Ironically, the guitar which returned the Gibson Les Paul to prominence in the late-Eighties is actually not a Gibson at all, but an exact replica of a late-Fifties Les Paul Standard built by a luthier named Kris Derrig.

 

Guns N’ Roses manager Alan Niven bought the guitar and gave it to Slash during the recording sessions for the band’s 1987 debut, Appetite For Destruction. “When I was in the studio doing the basic tracks for Appetite, Alan Niven brought this Les Paul for me to use because I was having a really hard time getting a good sound,” says Slash. “I was getting a little frantic at that point, because we weren’t on the kind of budget – nor did I have the attention span – where we could wait around forever.

 

“It became my main guitar for a really long time,” Slash continues.”And because I couldn’t afford a whole handful of that sort of thing, I took it out on the road for all of Guns’ early touring. In fact, I almost lost it during an early tour. It was stolen from me once in the crowd. I was being an idiot, leaning over the audience and getting pulled in, and some guy just grabbed it. I freaked once I realized that it was off my person – that I’d completely lost control over it. But our security guys went out and caught the guy before he left the building.

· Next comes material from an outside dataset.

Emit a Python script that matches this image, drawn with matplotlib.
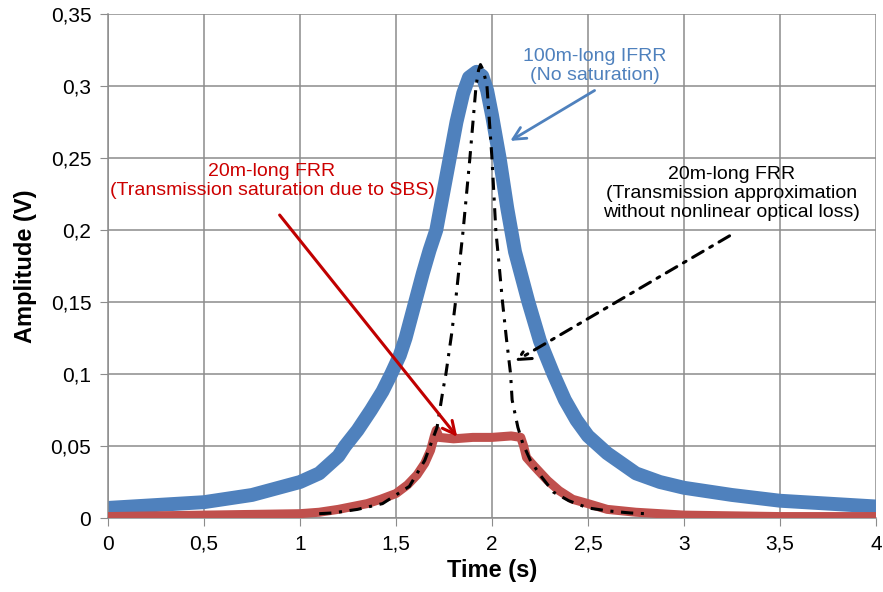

That’s happened to me a couple of times.”

 

The instrument came with Seymour Duncan Alnico II pickups (zebra-look), which Slash now uses in all of his solid-body humbucker-loaded guitars, and it has remained virtually unaltered except for the countless pickup rings pulverized by the guitarist during his celebrated on-stage antics. “I don’t take that guitar on the road anymore,” says Slash. “It’s beat to s**t, but it still sounds great!”